Many Caucasian women love getting a tan to get a bronzed look. In fact, there’s even more to tanning than just getting a sun-kissed look: tanning can be addictive as it releases the feel-good chemicals in the body called endorphins. It’s the reason why many women love getting a tan. Take for example, Jude, who has been going to tanning salons since she was  thirteen years old. There was even a time that she even got herself tanned almost everyday for 20 minutes. Unfortunately, it was her tanning obsession that caused her cancer.

Jude always thought that indoor tanning was a safer choice, however, at the age of 26, she found a pimple-like blister on her nose. She thought it was just a common pimple so she just ignored it.

Jude then popped what she thought was a pimple. Unfortunately, after a month of healing, the pimple went back. She then realized that it was something else, something worse than just a pimple on the nose.

Jude went to the doctor and then found out that she was diagnosed with cancer. She was told that the use of tanning beds caused her cancer and her doctor advised her to have it removed immediately if she didn’t want to lose the rest of her face.

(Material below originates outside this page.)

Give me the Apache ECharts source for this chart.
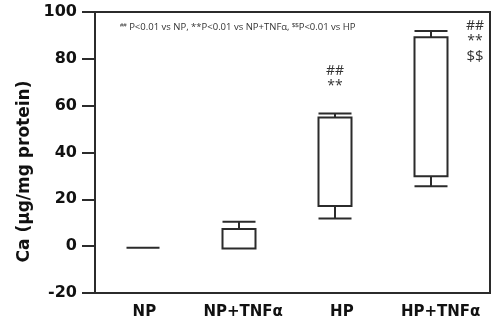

According to the Melanoma Research Foundation (MRF), “as many as 90% of melanomas are estimated to be caused by (UV) ultraviolet exposure”. Moreover, The World Health Organization’s International Agency for Research on Cancer (IARC) even classifies these artificial sources of UV like tanning beds and tanning lamps into its “highest risk category”.

Jude pimple cancer

Jude thought the blister on her nose was just a common pimple, until she was diagnosed with cancer.
Photo Credit: Wereblog

Finally, Jude had the pimple-like blister removed. It left a horrible open wound on her face. However, the doctors who took care of her were able to graft some skin on her neck which was used to cover the affected part of her nose.

Fortunately, Jude’s nose has now been restored. The only thing that reminds her of her cancer is the scar on her neck.

Jude melanoma

Jude’s skin was grafted to restore her nose.
Photo Credit: Wereblog

On a final note, the MRF encourages everyone to embrace the skin color they were born with.